* **Entries supplied**:
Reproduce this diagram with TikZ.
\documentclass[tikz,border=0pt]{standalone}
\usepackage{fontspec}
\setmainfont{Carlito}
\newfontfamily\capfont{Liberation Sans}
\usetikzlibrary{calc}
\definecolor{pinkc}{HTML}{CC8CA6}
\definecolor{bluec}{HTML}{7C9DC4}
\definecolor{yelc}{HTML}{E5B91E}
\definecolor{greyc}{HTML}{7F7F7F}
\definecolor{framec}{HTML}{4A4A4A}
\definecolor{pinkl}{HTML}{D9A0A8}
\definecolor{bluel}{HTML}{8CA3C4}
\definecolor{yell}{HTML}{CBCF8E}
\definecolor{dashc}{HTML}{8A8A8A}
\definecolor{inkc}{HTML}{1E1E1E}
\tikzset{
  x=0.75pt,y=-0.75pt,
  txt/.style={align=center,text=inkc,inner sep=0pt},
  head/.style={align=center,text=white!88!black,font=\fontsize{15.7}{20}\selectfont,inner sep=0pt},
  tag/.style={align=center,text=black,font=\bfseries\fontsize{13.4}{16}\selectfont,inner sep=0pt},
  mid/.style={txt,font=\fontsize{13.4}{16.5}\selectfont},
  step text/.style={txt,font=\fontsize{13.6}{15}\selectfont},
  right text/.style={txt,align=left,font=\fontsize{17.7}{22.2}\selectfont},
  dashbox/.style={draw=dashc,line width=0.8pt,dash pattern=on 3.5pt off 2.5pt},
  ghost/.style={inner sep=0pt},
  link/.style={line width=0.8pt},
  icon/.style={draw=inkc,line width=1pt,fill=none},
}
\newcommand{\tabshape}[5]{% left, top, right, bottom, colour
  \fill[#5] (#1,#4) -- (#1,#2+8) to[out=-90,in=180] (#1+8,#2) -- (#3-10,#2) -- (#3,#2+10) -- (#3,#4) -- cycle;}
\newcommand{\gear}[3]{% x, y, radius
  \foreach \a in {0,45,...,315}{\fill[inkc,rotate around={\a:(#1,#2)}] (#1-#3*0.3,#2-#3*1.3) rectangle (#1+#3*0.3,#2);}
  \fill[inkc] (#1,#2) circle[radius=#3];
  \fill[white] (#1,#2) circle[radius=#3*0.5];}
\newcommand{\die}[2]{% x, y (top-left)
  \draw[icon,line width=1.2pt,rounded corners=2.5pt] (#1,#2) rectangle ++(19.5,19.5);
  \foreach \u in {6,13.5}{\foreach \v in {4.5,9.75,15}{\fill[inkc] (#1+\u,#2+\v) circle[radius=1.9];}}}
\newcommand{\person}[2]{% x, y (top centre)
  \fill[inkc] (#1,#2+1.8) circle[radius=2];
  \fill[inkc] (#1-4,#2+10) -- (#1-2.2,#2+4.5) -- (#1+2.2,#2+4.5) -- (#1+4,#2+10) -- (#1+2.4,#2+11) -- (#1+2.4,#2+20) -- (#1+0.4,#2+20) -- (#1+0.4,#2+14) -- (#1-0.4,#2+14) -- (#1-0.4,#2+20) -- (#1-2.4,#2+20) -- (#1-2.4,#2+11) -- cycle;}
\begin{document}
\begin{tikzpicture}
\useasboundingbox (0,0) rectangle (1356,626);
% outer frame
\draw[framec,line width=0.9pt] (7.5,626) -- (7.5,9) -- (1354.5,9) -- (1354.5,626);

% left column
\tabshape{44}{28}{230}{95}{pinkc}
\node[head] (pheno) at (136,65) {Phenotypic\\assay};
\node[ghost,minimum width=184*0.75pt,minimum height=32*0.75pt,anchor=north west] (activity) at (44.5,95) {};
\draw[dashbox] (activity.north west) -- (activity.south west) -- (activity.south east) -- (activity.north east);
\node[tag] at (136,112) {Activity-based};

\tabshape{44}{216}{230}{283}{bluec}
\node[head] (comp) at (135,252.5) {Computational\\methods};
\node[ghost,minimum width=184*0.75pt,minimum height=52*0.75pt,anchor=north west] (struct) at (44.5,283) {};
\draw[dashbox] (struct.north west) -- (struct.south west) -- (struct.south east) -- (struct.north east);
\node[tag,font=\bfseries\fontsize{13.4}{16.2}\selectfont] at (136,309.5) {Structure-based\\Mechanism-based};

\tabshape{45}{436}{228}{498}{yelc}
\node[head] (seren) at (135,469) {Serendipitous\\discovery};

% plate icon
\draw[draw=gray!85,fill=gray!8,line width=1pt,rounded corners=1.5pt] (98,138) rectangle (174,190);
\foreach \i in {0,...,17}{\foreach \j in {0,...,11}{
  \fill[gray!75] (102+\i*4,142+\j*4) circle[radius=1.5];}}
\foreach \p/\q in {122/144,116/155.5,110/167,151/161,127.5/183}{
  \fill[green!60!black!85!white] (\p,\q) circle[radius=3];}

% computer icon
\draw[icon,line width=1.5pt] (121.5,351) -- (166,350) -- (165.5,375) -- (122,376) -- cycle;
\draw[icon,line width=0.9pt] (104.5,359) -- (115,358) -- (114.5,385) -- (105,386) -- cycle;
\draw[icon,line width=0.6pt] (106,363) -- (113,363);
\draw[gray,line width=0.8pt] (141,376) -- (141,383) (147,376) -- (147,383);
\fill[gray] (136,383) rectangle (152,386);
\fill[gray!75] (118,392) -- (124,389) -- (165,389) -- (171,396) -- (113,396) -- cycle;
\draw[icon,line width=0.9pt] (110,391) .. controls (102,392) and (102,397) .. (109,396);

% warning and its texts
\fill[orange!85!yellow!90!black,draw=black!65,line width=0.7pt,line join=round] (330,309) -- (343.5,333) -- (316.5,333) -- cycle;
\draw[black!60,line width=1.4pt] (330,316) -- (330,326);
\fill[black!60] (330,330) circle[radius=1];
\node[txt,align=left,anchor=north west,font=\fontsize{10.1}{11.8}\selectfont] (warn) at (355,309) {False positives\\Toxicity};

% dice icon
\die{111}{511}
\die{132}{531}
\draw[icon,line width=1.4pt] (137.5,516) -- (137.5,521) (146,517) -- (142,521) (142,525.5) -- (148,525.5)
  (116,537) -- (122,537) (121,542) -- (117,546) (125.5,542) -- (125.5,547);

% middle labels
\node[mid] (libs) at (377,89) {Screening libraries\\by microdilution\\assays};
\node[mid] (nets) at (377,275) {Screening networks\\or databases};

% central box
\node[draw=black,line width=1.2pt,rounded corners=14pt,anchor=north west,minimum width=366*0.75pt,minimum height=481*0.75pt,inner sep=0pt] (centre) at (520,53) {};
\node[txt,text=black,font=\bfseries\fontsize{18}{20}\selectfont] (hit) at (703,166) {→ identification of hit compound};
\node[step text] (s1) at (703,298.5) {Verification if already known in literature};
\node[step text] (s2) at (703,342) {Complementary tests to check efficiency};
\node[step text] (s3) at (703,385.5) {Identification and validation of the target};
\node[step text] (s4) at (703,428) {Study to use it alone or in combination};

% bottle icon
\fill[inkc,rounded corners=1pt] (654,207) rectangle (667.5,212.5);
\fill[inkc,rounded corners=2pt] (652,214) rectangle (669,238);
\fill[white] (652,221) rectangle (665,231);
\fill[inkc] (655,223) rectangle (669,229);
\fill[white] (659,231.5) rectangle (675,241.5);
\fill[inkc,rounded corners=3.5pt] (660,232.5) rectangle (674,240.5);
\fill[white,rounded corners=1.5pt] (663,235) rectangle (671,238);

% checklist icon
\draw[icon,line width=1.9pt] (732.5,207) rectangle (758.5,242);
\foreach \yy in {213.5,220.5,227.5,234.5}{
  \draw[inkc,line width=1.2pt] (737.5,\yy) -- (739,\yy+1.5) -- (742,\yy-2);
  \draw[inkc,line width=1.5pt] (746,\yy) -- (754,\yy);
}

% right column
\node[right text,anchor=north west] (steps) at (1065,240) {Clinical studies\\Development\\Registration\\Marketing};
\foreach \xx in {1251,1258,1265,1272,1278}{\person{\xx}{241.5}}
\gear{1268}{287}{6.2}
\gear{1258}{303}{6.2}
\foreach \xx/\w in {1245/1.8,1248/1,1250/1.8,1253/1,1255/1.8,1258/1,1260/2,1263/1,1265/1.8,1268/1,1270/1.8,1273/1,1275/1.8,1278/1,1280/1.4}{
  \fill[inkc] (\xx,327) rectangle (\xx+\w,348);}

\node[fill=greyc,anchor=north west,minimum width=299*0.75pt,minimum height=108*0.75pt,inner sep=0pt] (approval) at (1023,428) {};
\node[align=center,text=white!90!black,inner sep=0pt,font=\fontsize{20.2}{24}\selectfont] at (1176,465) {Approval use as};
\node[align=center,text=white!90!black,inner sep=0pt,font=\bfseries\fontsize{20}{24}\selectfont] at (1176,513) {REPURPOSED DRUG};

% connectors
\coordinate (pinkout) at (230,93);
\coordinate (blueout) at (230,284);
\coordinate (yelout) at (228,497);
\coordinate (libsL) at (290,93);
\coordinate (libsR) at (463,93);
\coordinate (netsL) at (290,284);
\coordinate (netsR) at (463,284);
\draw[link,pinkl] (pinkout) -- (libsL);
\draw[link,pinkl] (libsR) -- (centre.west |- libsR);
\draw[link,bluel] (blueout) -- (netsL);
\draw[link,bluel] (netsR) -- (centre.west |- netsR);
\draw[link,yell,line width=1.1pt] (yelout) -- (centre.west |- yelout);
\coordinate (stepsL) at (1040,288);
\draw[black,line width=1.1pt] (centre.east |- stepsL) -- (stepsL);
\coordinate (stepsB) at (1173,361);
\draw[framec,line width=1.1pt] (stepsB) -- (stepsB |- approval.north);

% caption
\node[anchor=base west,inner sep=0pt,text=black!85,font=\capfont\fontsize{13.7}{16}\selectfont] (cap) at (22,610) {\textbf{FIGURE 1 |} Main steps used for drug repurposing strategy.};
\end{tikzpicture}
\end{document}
---
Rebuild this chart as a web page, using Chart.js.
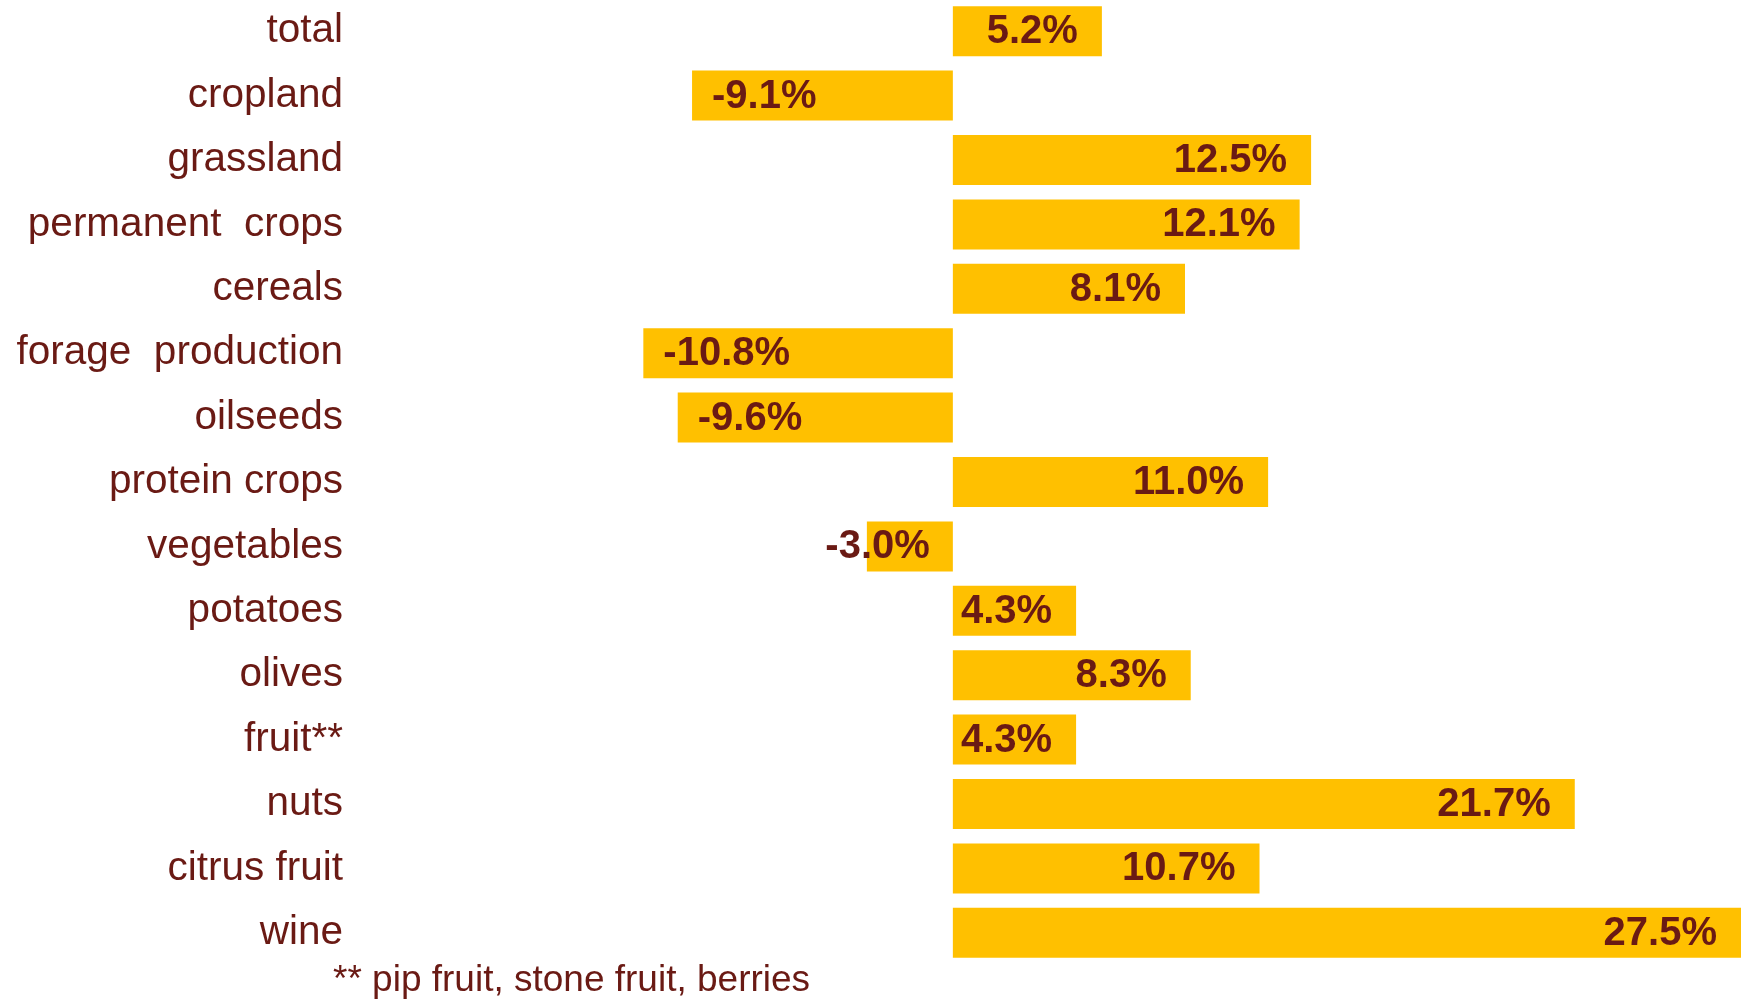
* * *
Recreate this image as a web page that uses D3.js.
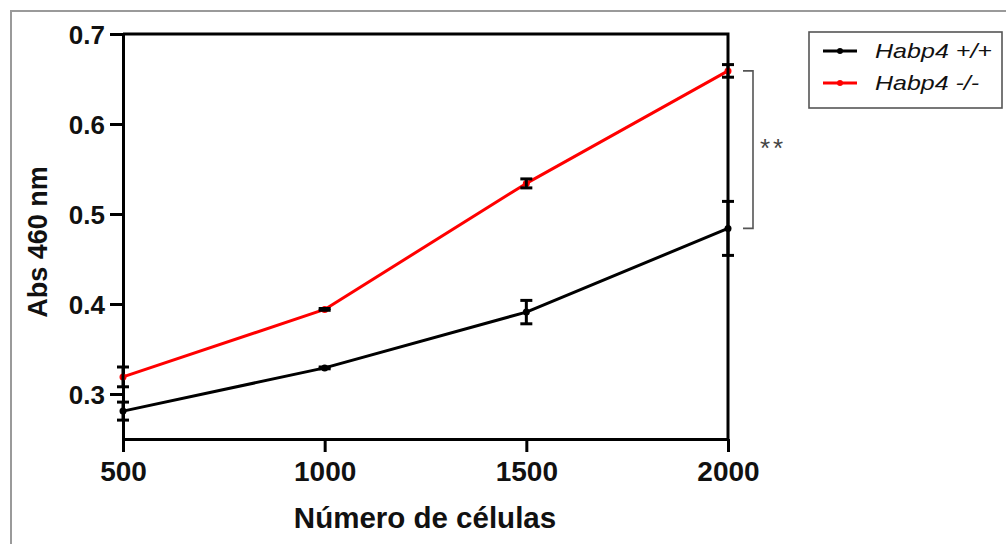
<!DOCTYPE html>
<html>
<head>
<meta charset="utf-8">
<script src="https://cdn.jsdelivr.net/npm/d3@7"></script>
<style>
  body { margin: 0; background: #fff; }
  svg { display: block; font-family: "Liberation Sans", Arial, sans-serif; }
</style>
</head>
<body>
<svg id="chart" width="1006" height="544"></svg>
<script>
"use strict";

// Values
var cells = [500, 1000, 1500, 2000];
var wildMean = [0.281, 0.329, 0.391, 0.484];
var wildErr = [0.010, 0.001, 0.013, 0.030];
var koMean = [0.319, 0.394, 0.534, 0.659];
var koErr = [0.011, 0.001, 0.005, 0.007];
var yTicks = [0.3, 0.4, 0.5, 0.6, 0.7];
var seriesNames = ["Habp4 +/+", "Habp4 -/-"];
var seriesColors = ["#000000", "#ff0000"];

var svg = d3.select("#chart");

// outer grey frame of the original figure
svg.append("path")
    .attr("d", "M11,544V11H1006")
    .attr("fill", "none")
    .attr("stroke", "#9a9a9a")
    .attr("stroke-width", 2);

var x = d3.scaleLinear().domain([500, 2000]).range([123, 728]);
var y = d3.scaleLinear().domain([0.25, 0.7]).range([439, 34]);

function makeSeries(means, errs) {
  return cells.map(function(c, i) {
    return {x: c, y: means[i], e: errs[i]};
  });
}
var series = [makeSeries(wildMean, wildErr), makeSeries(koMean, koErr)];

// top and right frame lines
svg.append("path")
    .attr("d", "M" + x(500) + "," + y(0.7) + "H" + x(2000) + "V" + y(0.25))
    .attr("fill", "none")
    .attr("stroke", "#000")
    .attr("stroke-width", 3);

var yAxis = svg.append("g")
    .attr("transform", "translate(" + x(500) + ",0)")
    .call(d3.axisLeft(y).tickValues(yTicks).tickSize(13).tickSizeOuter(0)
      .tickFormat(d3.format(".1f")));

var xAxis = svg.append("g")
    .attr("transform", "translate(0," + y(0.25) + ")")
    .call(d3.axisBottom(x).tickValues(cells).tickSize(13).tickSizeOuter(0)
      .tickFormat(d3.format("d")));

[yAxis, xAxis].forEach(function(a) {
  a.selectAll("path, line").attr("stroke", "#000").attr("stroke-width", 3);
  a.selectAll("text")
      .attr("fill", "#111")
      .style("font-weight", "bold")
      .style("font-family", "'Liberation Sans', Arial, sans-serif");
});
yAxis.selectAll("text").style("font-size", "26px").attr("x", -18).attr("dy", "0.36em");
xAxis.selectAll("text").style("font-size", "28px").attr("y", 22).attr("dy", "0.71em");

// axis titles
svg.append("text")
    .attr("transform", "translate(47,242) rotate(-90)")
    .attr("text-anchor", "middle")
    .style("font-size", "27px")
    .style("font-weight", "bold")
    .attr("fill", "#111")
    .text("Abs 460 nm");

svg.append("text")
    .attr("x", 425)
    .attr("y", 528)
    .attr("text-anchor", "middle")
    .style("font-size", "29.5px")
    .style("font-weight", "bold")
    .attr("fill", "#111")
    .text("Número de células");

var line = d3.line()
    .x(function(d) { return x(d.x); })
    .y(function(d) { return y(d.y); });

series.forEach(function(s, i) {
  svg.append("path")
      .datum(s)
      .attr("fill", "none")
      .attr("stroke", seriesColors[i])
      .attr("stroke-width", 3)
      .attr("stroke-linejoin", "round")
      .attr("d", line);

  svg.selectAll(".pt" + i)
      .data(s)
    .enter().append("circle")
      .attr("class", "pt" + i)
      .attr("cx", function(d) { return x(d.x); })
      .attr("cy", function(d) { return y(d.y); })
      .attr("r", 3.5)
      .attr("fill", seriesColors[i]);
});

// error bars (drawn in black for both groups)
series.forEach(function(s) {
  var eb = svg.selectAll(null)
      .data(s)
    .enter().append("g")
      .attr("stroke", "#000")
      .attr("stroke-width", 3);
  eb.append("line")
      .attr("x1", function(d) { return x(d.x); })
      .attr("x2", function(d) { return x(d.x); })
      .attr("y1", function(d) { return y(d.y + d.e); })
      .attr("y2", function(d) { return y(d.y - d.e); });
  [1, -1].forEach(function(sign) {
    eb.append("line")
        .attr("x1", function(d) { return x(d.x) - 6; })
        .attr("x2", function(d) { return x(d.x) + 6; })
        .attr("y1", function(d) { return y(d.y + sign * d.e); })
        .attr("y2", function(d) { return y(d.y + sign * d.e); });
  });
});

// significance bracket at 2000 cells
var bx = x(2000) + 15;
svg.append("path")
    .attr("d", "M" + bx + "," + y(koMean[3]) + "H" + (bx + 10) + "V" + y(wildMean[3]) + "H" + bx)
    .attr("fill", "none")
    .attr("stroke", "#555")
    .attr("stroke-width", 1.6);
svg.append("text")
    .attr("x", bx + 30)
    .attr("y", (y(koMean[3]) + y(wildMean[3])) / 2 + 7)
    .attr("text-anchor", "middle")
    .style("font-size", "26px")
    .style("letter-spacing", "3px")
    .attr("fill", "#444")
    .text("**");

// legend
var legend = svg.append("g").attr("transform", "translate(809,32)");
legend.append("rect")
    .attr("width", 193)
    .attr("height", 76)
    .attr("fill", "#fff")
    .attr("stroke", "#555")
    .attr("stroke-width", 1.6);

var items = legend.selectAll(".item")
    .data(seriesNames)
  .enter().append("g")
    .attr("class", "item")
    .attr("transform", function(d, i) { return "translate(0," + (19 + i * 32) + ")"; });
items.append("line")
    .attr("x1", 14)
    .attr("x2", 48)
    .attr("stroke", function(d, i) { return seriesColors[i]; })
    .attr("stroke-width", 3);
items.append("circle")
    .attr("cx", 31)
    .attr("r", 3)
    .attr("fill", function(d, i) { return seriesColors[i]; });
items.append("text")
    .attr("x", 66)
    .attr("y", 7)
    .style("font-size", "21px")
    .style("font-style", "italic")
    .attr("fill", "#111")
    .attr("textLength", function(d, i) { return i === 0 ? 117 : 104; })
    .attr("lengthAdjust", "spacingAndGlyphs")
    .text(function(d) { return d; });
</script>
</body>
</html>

* **Problem description**:
Search the records above for "this". Copy each line where it is found.

* **Task response**:
Reproduce this diagram with TikZ.
Rebuild this chart as a web page, using Chart.js.
Recreate this image as a web page that uses D3.js.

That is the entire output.